◆ GIVEN PROBLEM
Reproduce the material below line by line, beginning with its first line and ending with the line that contains "import seaborn as sns"; leave out pictures.

◆ RECORDED INFORMATION
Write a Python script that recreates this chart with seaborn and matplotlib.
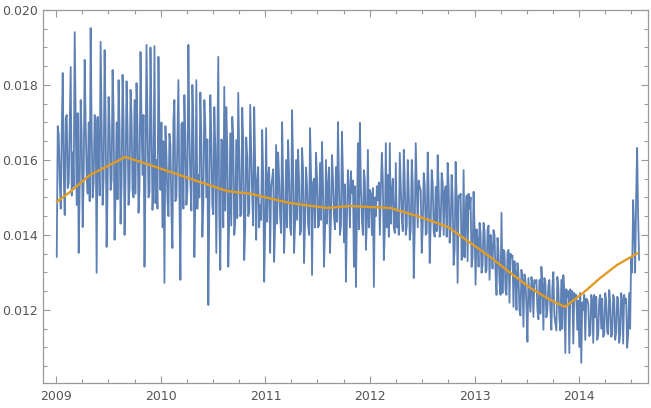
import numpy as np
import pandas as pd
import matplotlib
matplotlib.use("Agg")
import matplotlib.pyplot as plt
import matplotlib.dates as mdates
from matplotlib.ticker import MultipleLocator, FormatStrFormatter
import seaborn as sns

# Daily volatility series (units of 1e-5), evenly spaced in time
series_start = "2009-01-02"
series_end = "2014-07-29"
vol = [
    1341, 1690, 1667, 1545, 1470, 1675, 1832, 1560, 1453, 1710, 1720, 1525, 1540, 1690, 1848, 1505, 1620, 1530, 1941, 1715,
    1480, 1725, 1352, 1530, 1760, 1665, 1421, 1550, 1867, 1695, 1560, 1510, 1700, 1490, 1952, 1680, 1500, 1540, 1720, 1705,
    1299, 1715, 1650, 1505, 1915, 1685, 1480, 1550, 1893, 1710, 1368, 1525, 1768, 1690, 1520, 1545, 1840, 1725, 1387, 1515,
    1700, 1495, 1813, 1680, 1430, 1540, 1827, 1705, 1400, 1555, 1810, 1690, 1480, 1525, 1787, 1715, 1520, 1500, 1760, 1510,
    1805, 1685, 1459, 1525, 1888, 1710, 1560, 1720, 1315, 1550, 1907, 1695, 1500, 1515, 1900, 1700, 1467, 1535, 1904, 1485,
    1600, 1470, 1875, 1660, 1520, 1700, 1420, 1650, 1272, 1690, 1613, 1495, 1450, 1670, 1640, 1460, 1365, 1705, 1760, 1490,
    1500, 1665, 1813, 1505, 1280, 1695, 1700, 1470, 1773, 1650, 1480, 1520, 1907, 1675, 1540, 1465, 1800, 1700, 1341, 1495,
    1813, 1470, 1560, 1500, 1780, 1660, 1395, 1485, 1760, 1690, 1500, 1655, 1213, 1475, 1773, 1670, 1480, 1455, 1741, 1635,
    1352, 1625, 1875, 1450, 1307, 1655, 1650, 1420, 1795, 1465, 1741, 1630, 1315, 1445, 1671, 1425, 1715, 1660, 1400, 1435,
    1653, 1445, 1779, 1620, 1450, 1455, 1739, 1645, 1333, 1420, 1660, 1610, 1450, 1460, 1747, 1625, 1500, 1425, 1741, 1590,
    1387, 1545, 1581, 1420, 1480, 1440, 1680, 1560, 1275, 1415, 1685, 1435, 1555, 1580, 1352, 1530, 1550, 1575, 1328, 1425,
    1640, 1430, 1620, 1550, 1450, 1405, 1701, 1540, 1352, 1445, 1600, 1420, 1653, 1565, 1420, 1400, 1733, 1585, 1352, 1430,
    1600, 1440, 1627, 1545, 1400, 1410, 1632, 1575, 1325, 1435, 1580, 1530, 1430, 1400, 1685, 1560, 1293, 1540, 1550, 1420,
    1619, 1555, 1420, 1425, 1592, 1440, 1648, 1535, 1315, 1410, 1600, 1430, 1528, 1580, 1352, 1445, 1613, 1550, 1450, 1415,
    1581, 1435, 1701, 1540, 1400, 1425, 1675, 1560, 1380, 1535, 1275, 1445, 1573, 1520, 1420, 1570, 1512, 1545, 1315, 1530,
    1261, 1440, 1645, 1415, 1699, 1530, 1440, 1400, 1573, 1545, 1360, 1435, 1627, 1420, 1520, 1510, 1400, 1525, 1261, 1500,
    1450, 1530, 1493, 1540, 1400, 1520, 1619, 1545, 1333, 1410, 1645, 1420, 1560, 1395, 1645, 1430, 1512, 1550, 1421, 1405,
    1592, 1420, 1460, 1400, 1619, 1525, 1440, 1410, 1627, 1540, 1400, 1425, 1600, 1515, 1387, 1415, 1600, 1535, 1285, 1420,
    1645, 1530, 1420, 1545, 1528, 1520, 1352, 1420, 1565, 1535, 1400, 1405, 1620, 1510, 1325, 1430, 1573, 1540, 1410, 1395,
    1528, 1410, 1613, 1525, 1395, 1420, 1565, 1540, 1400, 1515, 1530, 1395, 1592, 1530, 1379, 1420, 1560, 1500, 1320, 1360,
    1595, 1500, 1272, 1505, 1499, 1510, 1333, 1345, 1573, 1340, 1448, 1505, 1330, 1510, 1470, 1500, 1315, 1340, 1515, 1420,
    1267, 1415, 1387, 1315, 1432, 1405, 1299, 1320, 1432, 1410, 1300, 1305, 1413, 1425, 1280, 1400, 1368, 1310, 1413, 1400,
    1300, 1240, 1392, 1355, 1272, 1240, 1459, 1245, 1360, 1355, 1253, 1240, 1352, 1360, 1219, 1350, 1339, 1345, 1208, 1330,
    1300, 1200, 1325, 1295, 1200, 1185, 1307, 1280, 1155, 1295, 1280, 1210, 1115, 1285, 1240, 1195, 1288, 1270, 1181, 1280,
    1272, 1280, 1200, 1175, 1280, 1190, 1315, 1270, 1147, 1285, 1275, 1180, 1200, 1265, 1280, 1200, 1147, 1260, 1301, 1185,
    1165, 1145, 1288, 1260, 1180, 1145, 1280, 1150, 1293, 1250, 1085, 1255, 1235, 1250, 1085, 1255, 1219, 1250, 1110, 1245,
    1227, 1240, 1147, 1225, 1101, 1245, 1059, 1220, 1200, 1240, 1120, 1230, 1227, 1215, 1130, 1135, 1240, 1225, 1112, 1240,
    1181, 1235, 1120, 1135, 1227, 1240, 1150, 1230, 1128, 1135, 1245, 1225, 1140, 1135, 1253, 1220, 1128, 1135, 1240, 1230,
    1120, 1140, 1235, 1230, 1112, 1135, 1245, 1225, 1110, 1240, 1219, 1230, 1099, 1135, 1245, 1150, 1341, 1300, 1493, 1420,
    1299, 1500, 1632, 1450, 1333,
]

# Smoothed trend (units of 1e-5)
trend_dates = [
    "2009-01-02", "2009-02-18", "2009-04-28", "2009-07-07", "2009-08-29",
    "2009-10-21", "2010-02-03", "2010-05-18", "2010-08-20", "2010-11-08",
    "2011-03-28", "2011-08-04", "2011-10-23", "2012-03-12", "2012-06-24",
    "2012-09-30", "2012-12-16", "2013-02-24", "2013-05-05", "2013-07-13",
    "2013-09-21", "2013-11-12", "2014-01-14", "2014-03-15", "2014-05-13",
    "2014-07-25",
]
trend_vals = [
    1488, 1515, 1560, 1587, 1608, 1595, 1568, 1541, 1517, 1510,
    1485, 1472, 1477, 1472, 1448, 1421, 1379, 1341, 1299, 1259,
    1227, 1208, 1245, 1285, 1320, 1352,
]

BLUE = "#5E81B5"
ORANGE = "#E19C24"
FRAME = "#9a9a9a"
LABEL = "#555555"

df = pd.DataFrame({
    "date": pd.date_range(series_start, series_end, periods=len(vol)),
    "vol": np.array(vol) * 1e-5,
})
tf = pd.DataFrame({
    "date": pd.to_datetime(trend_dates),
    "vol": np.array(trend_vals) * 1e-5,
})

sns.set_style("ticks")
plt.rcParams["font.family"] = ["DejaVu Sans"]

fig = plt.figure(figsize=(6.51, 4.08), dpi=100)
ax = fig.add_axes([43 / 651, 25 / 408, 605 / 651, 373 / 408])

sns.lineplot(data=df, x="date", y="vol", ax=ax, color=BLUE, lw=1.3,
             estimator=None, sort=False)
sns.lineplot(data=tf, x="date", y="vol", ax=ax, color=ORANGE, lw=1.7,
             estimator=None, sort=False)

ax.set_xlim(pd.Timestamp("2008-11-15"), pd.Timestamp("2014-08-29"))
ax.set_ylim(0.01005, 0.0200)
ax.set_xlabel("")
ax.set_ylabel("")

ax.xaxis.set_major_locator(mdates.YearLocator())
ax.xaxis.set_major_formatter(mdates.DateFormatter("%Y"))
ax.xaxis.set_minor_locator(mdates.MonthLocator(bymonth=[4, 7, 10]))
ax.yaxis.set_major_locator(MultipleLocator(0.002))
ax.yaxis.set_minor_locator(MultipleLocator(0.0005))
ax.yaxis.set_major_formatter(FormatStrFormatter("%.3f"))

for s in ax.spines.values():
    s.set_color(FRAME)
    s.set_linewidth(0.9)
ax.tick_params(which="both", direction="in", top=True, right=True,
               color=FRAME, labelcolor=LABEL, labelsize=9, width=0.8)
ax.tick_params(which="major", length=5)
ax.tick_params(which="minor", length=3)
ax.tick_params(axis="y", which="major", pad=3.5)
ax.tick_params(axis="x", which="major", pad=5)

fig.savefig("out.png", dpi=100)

◆ COMPLETED EXERCISE
Write a Python script that recreates this chart with seaborn and matplotlib.
import numpy as np
import pandas as pd
import matplotlib
matplotlib.use("Agg")
import matplotlib.pyplot as plt
import matplotlib.dates as mdates
from matplotlib.ticker import MultipleLocator, FormatStrFormatter
import seaborn as sns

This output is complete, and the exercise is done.